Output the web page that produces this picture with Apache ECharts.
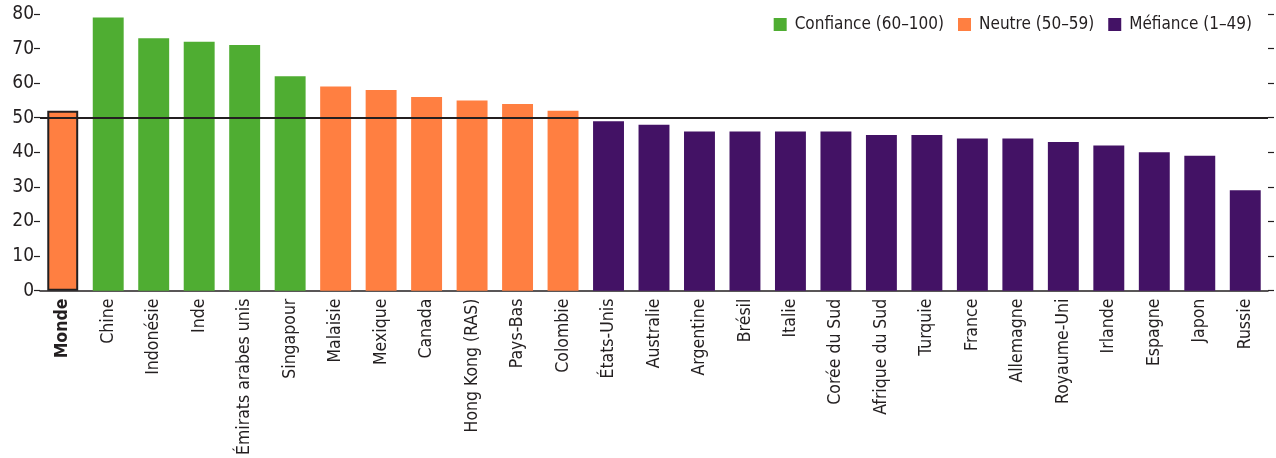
* * *
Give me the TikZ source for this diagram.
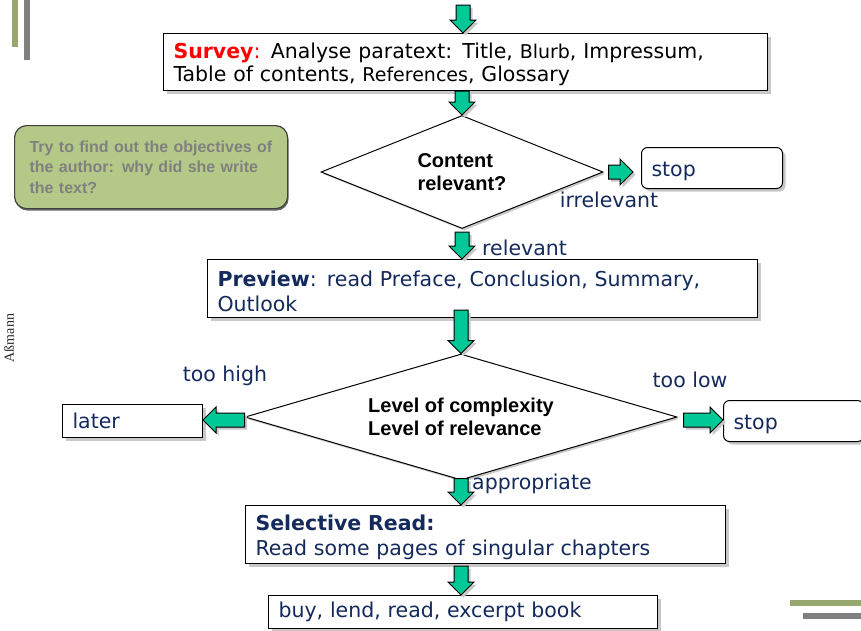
==
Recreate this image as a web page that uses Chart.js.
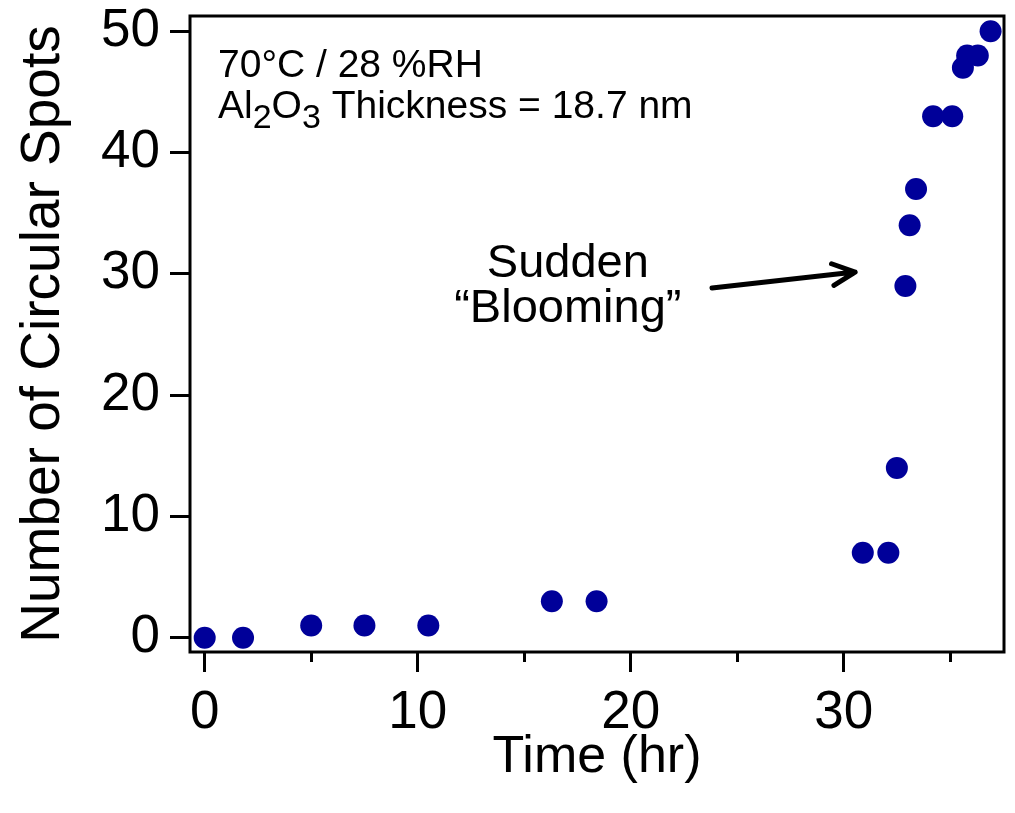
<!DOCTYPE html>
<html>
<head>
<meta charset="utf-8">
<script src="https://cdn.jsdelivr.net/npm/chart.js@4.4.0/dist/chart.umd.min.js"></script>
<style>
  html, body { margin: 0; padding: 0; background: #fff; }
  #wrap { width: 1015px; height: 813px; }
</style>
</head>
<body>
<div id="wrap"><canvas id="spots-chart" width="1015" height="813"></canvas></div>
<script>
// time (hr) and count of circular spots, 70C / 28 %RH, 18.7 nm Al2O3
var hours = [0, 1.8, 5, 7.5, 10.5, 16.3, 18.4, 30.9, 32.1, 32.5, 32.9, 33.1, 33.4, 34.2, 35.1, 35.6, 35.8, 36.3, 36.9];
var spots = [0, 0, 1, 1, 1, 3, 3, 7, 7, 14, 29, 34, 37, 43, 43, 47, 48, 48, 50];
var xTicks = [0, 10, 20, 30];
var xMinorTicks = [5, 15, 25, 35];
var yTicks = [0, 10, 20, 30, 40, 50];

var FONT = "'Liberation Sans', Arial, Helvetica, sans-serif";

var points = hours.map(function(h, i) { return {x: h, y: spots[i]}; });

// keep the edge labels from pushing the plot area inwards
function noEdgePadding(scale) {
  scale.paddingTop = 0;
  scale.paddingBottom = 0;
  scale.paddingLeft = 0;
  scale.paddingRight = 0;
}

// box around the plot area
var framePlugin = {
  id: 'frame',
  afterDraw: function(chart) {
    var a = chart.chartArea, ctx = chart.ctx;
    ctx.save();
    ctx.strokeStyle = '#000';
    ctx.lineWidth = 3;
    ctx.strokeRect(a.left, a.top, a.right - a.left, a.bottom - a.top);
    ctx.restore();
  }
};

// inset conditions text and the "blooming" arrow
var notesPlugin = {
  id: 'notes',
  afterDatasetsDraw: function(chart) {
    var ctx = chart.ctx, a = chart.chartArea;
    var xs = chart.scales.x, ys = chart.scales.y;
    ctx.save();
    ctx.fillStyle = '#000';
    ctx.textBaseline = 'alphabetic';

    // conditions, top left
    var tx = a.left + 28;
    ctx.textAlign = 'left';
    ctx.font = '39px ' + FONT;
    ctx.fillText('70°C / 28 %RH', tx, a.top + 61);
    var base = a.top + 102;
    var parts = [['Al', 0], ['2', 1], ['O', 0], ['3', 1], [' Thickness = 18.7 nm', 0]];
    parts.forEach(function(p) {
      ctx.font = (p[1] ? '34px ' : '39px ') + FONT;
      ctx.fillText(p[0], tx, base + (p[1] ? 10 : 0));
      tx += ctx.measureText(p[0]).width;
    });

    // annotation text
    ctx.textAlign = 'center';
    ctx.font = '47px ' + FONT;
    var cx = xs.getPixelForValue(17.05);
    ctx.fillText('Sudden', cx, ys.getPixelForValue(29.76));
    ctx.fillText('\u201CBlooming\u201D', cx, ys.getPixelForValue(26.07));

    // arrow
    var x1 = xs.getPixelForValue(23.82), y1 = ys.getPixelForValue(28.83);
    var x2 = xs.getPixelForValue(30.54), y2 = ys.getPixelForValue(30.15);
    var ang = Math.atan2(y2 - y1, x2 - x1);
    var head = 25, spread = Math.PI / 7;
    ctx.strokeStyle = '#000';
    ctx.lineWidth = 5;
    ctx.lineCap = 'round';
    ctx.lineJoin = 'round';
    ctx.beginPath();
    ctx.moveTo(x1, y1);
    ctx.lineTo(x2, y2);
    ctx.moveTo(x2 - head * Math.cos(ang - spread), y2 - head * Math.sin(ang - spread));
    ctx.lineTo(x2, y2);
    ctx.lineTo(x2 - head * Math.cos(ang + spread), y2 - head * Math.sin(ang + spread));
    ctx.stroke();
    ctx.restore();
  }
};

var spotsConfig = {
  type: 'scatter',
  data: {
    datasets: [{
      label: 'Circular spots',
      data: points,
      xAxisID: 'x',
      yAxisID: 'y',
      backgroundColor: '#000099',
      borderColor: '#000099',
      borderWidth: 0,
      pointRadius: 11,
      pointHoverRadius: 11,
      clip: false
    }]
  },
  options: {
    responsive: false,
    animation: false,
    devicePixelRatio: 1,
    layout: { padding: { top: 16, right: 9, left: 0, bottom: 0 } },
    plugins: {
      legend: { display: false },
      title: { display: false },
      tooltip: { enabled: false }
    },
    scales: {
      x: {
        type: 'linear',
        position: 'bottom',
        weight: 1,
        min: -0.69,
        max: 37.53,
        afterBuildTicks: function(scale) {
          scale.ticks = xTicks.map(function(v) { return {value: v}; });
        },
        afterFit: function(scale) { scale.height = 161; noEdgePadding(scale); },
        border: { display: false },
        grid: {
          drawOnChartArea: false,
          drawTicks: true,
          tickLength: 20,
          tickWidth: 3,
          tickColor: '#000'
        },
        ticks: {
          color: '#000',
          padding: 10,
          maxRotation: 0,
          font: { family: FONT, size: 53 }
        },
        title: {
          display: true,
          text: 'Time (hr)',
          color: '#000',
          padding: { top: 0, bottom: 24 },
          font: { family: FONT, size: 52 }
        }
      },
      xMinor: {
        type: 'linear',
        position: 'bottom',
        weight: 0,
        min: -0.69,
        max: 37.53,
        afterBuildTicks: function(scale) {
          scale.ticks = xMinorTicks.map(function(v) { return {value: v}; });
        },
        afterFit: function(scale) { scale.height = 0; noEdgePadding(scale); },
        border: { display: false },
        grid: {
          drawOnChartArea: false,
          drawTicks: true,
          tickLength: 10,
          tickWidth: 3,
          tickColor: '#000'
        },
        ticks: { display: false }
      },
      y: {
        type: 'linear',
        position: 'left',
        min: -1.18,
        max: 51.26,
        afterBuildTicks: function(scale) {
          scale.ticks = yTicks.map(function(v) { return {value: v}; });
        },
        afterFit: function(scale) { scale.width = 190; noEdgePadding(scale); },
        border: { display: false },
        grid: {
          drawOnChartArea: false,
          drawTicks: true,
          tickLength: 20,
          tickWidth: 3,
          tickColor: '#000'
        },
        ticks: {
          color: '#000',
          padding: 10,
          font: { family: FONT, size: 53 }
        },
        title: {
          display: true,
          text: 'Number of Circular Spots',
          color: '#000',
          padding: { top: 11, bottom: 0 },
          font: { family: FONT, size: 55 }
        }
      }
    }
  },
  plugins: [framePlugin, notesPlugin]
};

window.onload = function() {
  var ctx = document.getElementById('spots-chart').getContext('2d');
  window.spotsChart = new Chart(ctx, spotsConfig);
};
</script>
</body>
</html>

### What to do:
Look for lines containing the string "that" and copy them all.

### Final result:
Output the web page that produces this picture with Apache ECharts.
Recreate this image as a web page that uses Chart.js.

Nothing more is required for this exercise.